To learn more, additional data is welcome. For example, information on the range of parties, amici, and attorneys in trial and appellate litigation would help, as would proxies for the assertiveness of regulation across fields. We should develop a clearer picture of whether, for instance, abortion rights and anti-affirmative action claimants generally are cautious parties who face envelope-pushing officials; and whether gun rights advocates and commercial advertisers generally are deep-pocketed or ideologically committed parties who face shy regulators. Broader and automated data collection will contribute to this learning.
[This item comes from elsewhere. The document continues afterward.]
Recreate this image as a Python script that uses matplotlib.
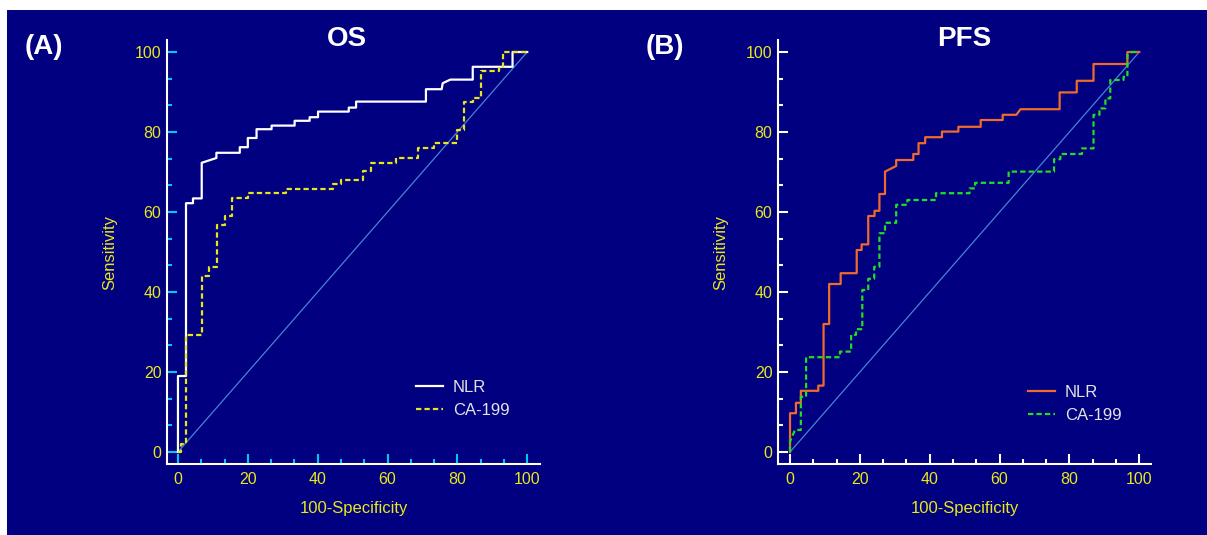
"""
ROC curves, OS and PFS
"""

import numpy as np
import matplotlib
matplotlib.use('Agg')
import matplotlib.pyplot as plt
from matplotlib.patches import Rectangle
from matplotlib.ticker import MultipleLocator

plt.rcParams['font.family'] = ['Liberation Sans', 'DejaVu Sans']

# OS panel: NLR (solid white) and CA-199 (dashed yellow)
os_nlr_fpr = [0, 0, 2.3, 2.3, 4.3, 4.3, 6.8, 6.8, 11, 11, 17.7, 17.7, 20, 20, 22.5, 22.5,
              26.8, 26.8, 33.4, 33.4, 37.7, 37.7, 40.1, 40.1, 48.9, 48.9, 51, 51, 71, 71,
              75.5, 75.8, 78, 84.4, 84.4, 95.8, 95.8, 100]
os_nlr_sens = [0, 19, 19, 62.2, 62.2, 63.4, 63.4, 72.3, 73.5, 74.8, 74.8, 76.2, 76.2, 78.5,
               78.5, 80.7, 80.7, 81.6, 81.6, 82.8, 82.8, 83.7, 83.7, 85.1, 85.1, 86.1, 86.1,
               87.6, 87.6, 90.7, 90.7, 92.2, 93.1, 93.1, 96.3, 96.3, 100, 100]

os_ca_fpr = [0, 0.9, 0.9, 2.3, 2.3, 6.8, 6.8, 8.9, 8.9, 11.2, 11.2, 13.4, 13.4, 15.6, 15.6,
             20.1, 20.1, 31, 31, 44.4, 44.4, 46.8, 46.8, 53.1, 53.1, 55.3, 55.3, 62.3, 62.3,
             68.7, 68.7, 73.4, 73.4, 79.8, 79.8, 82, 82, 84.4, 84.4, 86.8, 86.8, 91.8, 91.8,
             93.2, 93.2, 100]
os_ca_sens = [0, 0, 2, 2, 29.2, 29.2, 44, 44, 46.3, 46.3, 56.8, 56.8, 59, 59, 63.4, 63.4,
              64.7, 64.7, 65.7, 65.7, 67, 67, 68, 68, 70.3, 70.3, 72.3, 72.3, 73.4, 73.4,
              75.9, 75.9, 77.2, 77.2, 80.5, 80.5, 87.6, 87.6, 88.4, 88.4, 95.3, 95.3, 96,
              96, 100, 100]

# PFS panel: NLR (solid orange) and CA-199 (dashed green)
pfs_nlr_fpr = [0, 0, 1.7, 1.7, 3.1, 3.1, 8.1, 8.1, 9.6, 9.6, 11.2, 11.2, 14.5, 14.5, 19.1,
               19.1, 20.5, 20.5, 22.4, 22.4, 24.2, 24.2, 25.6, 25.6, 27.2, 27.2, 30.4, 30.4,
               35.3, 35.3, 36.8, 36.8, 38.7, 38.7, 43.5, 43.5, 48.2, 48.2, 54.6, 54.6, 60.9,
               60.9, 64.8, 66, 77.2, 77.2, 82.1, 82.1, 86.9, 86.9, 96.6, 96.6, 100]
pfs_nlr_sens = [0, 9.7, 9.7, 12.3, 12.3, 15.3, 15.3, 16.6, 16.6, 32, 32, 42, 42, 44.7, 44.7,
                50.5, 50.5, 51.9, 51.9, 59, 59, 60.3, 60.3, 64.5, 64.5, 70.1, 71.5, 73, 73,
                74.5, 74.5, 77.2, 77.2, 78.7, 78.7, 80.1, 80.1, 81.3, 81.3, 83, 83, 84.3,
                84.3, 85.7, 85.7, 89.9, 89.9, 92.8, 92.8, 97, 97, 100, 100]

pfs_ca_fpr = [0, 0, 1.4, 3.1, 3.1, 4.6, 4.6, 14.3, 14.3, 17.5, 17.5, 18.9, 18.9, 20.7, 20.7,
              22.4, 22.4, 24.1, 24.1, 25.6, 25.6, 27.2, 27.2, 30.4, 30.4, 33.6, 33.6, 41.8,
              41.8, 51.4, 51.4, 53, 53, 62.6, 62.6, 75.6, 75.6, 77.4, 77.4, 83.6, 83.6, 86.9,
              86.9, 88.6, 88.6, 90.3, 90.3, 91.7, 91.7, 95.5, 95.5, 96.6, 96.6, 97.8, 100]
pfs_ca_sens = [0, 2.6, 5.5, 5.5, 13.8, 13.8, 23.7, 23.7, 25.1, 25.1, 29.3, 29.3, 30.7, 30.7,
               40.5, 40.5, 43.3, 43.3, 46.3, 46.3, 54.7, 54.7, 57.3, 57.3, 61.8, 61.8, 63, 63,
               64.7, 64.7, 65.9, 65.9, 67.3, 67.3, 70.1, 70.1, 73.2, 73.2, 74.5, 74.5, 75.9,
               75.9, 84.3, 84.3, 85.9, 85.9, 88.4, 88.4, 93, 93, 93.8, 93.8, 99.3, 100, 100]

navy = '#000080'
yellow = '#e8e81c'
W, H = 1207, 535

fig = plt.figure(figsize=(W / 100, H / 100), dpi=100, facecolor='white')
fig.patches.append(Rectangle((7 / W, 0), 1, 1 - 10 / H, transform=fig.transFigure,
                             facecolor=navy, edgecolor='none', zorder=-5))


def roc_panel(left_px, x0, tick_col, fpr1, sens1, col1, fpr2, sens2, col2, leg_y):
    ax = fig.add_axes([left_px / W, (H - 464) / H, 373 / W, 424 / H])
    ax.set_facecolor('none')
    ax.plot([0, 100], [0, 100], color='#4684d4', lw=0.9)
    ax.plot(fpr1, sens1, color=col1, lw=1.6, label='NLR')
    ax.plot(fpr2, sens2, color=col2, lw=1.6, linestyle=(0, (2.4, 1.4)), label='CA-199')
    ax.set_xlim(x0, x0 + 106.8)
    ax.set_ylim(-3, 103)
    for s in ['top', 'right']:
        ax.spines[s].set_visible(False)
    for s in ['left', 'bottom']:
        ax.spines[s].set_color('white')
        ax.spines[s].set_linewidth(1.5)
    ax.xaxis.set_major_locator(MultipleLocator(20))
    ax.yaxis.set_major_locator(MultipleLocator(20))
    ax.xaxis.set_minor_locator(MultipleLocator(20 / 3))
    ax.yaxis.set_minor_locator(MultipleLocator(20 / 3))
    ax.tick_params(which='both', direction='in', color=tick_col, width=1.5)
    ax.tick_params(which='major', length=7.5, labelsize=11.5, labelcolor=yellow)
    ax.tick_params(which='minor', length=3.8)
    ax.tick_params(axis='x', which='major', pad=6)
    ax.tick_params(axis='y', which='major', pad=4)
    ax.set_xlabel('100-Specificity', fontsize=12, color=yellow)
    ax.set_ylabel('Sensitivity', fontsize=12, color=yellow)
    ax.xaxis.set_label_coords(0.5, -0.087)
    ax.yaxis.set_label_coords(-0.133, 0.5)
    leg = ax.legend(loc='upper left', bbox_to_anchor=(68.2, leg_y),
                    bbox_transform=ax.transData, frameon=False, fontsize=12,
                    borderpad=0, borderaxespad=0, handlelength=1.6,
                    handletextpad=0.6, labelspacing=0.49)
    for t in leg.get_texts():
        t.set_color('#e4e4e4')
    return ax


roc_panel(167, -3.14, '#00c8f0', os_nlr_fpr, os_nlr_sens, 'white',
          os_ca_fpr, os_ca_sens, '#e6e61a', 18.0)
roc_panel(778, -3.44, 'white', pfs_nlr_fpr, pfs_nlr_sens, '#f06a2a',
          pfs_ca_fpr, pfs_ca_sens, '#22dd22', 16.8)

fig.text(44 / W, 1 - 54 / H, '(A)', fontsize=20, fontweight='bold', color='white',
         ha='center', va='baseline')
fig.text(665 / W, 1 - 54 / H, '(B)', fontsize=20, fontweight='bold', color='white',
         ha='center', va='baseline')
fig.text(347 / W, 1 - 45.5 / H, 'OS', fontsize=20, fontweight='bold', color='white',
         ha='center', va='baseline')
fig.text(964 / W, 1 - 45.5 / H, 'PFS', fontsize=20, fontweight='bold', color='white',
         ha='center', va='baseline')

fig.savefig('out.png', dpi=100, facecolor=fig.get_facecolor())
Other kinds of research might be even more valuable at this stage, however. Histories and case studies of litigation decisions and the surrounding forces can advance our theories and inform further efforts. True, the key decisions and motivations often are difficult for outside observers to document and understand, even when few people are involved. Nonetheless, scholars in more than one discipline have produced detailed investigations into various social movements and legal reform efforts. More such work can be done for gun rights and other fields to help us understand when, how, and why people turn to constitutional litigation. As we better understand those upstream forces, we will better understand the judiciary’s reactions.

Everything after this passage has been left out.